Hold on tight to your properties

Hold on tight to your properties

 

When the going gets hard, people get the urge to offload their properties. If this sounds like you, I have a story to tell you that might make you think twice.

 

Caught between a rock and a hard place.

 

Our dream purchase back in 2004 had been a three-acre lifestyle block near Flat Bush. Over the next few years, we found a company called Arhaus who were willing to work with us to design our home for the foreseeable future. We sold our home to give us enough cash to fill the $350k budget. One day, we were called in for a meeting with the designers. We braced for the worst. The build cost was recalculated, and we were informed that the house we had in mind would cost us $960k.

We were devastated. On top of that the economy wasn’t heading in a good direction and everything was getting more expensive. My husband and I thought about selling the section as it just didn’t seem viable anymore—rates were increasing, as were the build costs. We just couldn’t see our plans coming to life. It was very tempting to take the easy way out: just sell the land and take the 100k loss.

Deep down, I knew there would be a way forward. We put the plans for our forever home in a box and settled with the construction of a granny flat to live in until times got better. The financial pressure put us in a strained position. 

I had faith though. In well-chosen purchases, the property value only rises. The rate may slow down, and speed up again but either way, the trend is always upward. After the ebb, comes the flow, and so on. The springtime for property wasn’t far. Sure enough, we weathered the blows, and retained the section for development.

In late 2008, a builder friend called me, asking if I still wanted to build a house. With the threat of the GFC looming, work was sparse. Through a significant trimming of fat, their company proposed a build cost of $588k + GST. We had been sent a lifeline that seemed too good to be true – and indeed to some extent it was. Some minor corners had been cut and the craftsmanship paled in comparison to that of the minor dwelling just next door. But it was done. A massive burden had just come off our shoulders. Through it all, we had succeeded. We bought a section, and we built two beautiful homes.

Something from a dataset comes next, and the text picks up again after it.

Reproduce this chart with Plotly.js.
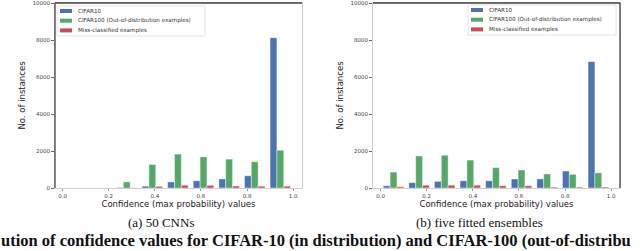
<!DOCTYPE html>
<html>
<head>
<meta charset="utf-8">
<script src="https://cdn.plot.ly/plotly-3.0.1.min.js"></script>
<style>html,body{margin:0;padding:0;background:#fff;}#chart{width:640px;height:251px;}</style>
</head>
<body>
<div id="chart"></div>
<script>
// Bin centres of the 9 histogram bins on [0, 1]
const binCenters = [0.056, 0.167, 0.278, 0.389, 0.5, 0.611, 0.722, 0.833, 0.944];
const xTickVals = [0.0, 0.2, 0.4, 0.6, 0.8, 1.0];
const xTickText = ["0.0", "0.2", "0.4", "0.6", "0.8", "1.0"];
const yTickVals = [0, 2000, 4000, 6000, 8000, 10000];
const yTickText = ["0", "2000", "4000", "6000", "8000", "10000"];
const seriesNames = ["CIFAR10", "CIFAR100 (Out-of-distribution examples)", "Miss-classified examples"];

// (a) 50 CNNs
const cifar10A  = [0, 0, 25, 100, 330, 390, 490, 660, 8120];
const cifar100A = [0, 0, 330, 1270, 1830, 1680, 1560, 1420, 2040];
const missA     = [0, 0, 10, 90, 150, 140, 110, 100, 100];

// (b) five fitted ensembles
const cifar10B  = [120, 290, 360, 390, 390, 485, 490, 915, 6830];
const cifar100B = [860, 1730, 1770, 1510, 1100, 975, 757, 740, 820];
const missB     = [70, 150, 150, 150, 120, 120, 50, 50, 50];

const captionA = "(a) 50 CNNs";
const captionB = "(b) five fitted ensembles";
const figCaption = "ution of confidence values for CIFAR-10 (in distribution) and CIFAR-100 (out-of-distribu";
const xTitle = "Confidence (max probability) values";
const yTitle = "No. of instances";

const colors = ["#4C72B0", "#55A868", "#C44E52"];
const W = 640, H = 251;
const px = x => x / W;
const py = y => 1 - y / H;

function mk(vals, i, xa, ya) {
  return {
    type: "bar", x: binCenters, y: vals, name: seriesNames[i],
    xaxis: xa, yaxis: ya, showlegend: false,
    marker: {color: colors[i], line: {color: "rgba(255,255,255,0.7)", width: 0.6}},
    hoverinfo: "x+y"
  };
}
const traces = [
  mk(cifar10A, 0, "x", "y"), mk(cifar100A, 1, "x", "y"), mk(missA, 2, "x", "y"),
  mk(cifar10B, 0, "x2", "y2"), mk(cifar100B, 1, "x2", "y2"), mk(missB, 2, "x2", "y2")
];

const tickFont = {family: "DejaVu Sans", size: 5.5, color: "#444"};
const titleFont = {family: "DejaVu Sans", size: 8.5, color: "#222"};
function xaxis(domain) {
  return {
    domain: domain, range: [-0.033, 1.038], tickvals: xTickVals, ticktext: xTickText,
    ticks: "outside", ticklen: 2, tickcolor: "#999", tickfont: tickFont,
    showgrid: false, zeroline: false, showline: true, mirror: true, linecolor: "#d0d0d0", linewidth: 1,
    title: {text: xTitle, font: titleFont, standoff: 3}, fixedrange: true
  };
}
function yaxis(anchor) {
  return {
    domain: [py(188), py(3)], range: [0, 10000], tickvals: yTickVals, ticktext: yTickText,
    ticks: "outside", ticklen: 3, tickcolor: "#666", tickfont: tickFont, ticklabeloverflow: "allow",
    showgrid: false, zeroline: false, showline: true, mirror: true, linecolor: "#d0d0d0", linewidth: 1,
    anchor: anchor, title: {text: yTitle, font: titleFont, standoff: 5}, fixedrange: true
  };
}

const shapes = [];
const annotations = [];
function line(x0, y0, x1, y1, c, w) {
  shapes.push({type: "line", xref: "paper", yref: "paper", x0: px(x0), y0: py(y0), x1: px(x1), y1: py(y1),
    line: {color: c, width: w}});
}
// darker frame edges
line(55, 3, 302, 3, "#444", 1.3); line(55, 3, 55, 188, "#444", 1.3);
line(373, 3, 620, 3, "#444", 1.3); line(620, 3, 620, 188, "#444", 1.3);

function legend(x0, y0, x1, y1) {
  shapes.push({type: "rect", xref: "paper", yref: "paper", x0: px(x0), y0: py(y0), x1: px(x1), y1: py(y1),
    line: {color: "#dddddd", width: 0.8}, fillcolor: "rgba(255,255,255,0.9)"});
  for (let i = 0; i < 3; i++) {
    const cy = y0 + 5 + i * 9.7;
    shapes.push({type: "rect", xref: "paper", yref: "paper", x0: px(x0 + 3), x1: px(x0 + 15),
      y0: py(cy - 2), y1: py(cy + 2), line: {width: 0}, fillcolor: colors[i]});
    annotations.push({xref: "paper", yref: "paper", x: px(x0 + 19), y: py(cy), xanchor: "left", yanchor: "middle",
      text: seriesNames[i], showarrow: false, font: {family: "DejaVu Sans", size: 5.6, color: "#333"}});
  }
}
legend(57, 6, 205, 36);
legend(468, 5, 616, 35);

annotations.push({xref: "paper", yref: "paper", x: px(161), y: py(222), xanchor: "center", yanchor: "middle",
  text: captionA, showarrow: false, font: {family: "Liberation Serif", size: 13, color: "#111"}});
annotations.push({xref: "paper", yref: "paper", x: px(479), y: py(222), xanchor: "center", yanchor: "middle",
  text: captionB, showarrow: false, font: {family: "Liberation Serif", size: 13, color: "#111"}});
annotations.push({xref: "paper", yref: "paper", x: px(0), y: py(251), xanchor: "left", yanchor: "bottom",
  text: "<b>" + figCaption + "</b>", showarrow: false, borderpad: 0,
  font: {family: "Liberation Serif", size: 16.5, color: "#111"}});

const layout = {
  width: W, height: H, margin: {l: 0, r: 0, t: 0, b: 0},
  paper_bgcolor: "#fff", plot_bgcolor: "#fff",
  barmode: "group", bargap: 0.2, bargroupgap: 0,
  xaxis: xaxis([px(55), px(302)]), yaxis: yaxis("x"),
  xaxis2: xaxis([px(373), px(620)]), yaxis2: yaxis("x2"),
  shapes: shapes, annotations: annotations, showlegend: false
};
layout.xaxis.anchor = "y";
layout.xaxis2.anchor = "y2";

Plotly.newPlot("chart", traces, layout, {displayModeBar: false, staticPlot: true});
</script>
</body>
</html>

We were homeowners again, this time of an estate that would provide us for decades to come. We had secured our financial future on the property ladder for good. This philosophy of buy-and-hold, has proven successful for me time and time again.

A more cautionary tale comes from a past tenancy of mine. They were a couple in their forties, both with good jobs providing vital public services. In 2013, they became my tenants, and I couldn’t help but ask them why such well-earning people were renting at this age. The couple told me that they’d had a property at Mount Wellington, but had recently sold it for 500k, because they felt it was too big for them. This reasoning surprised me. I figured that at the time of sale, they probably thought they could buy it back during a market downturn. But of course, a downturn never happened. With cash in hand, they invested in shares. Last year, I checked in with them again: they had around 100k in cash. Any hopes of returning to the strength of their financial position years ago were now dashed. This case was just one of many: I’ve yet to come across any clients who haven’t regretted selling. 

2022 is, if anything, a buyer’s market. For those in a position to buy, now is the lull before the boom.

Yes, a storm is coming, rates are increasing, the economic outlook does not look its best. But hold on tight, buckle up.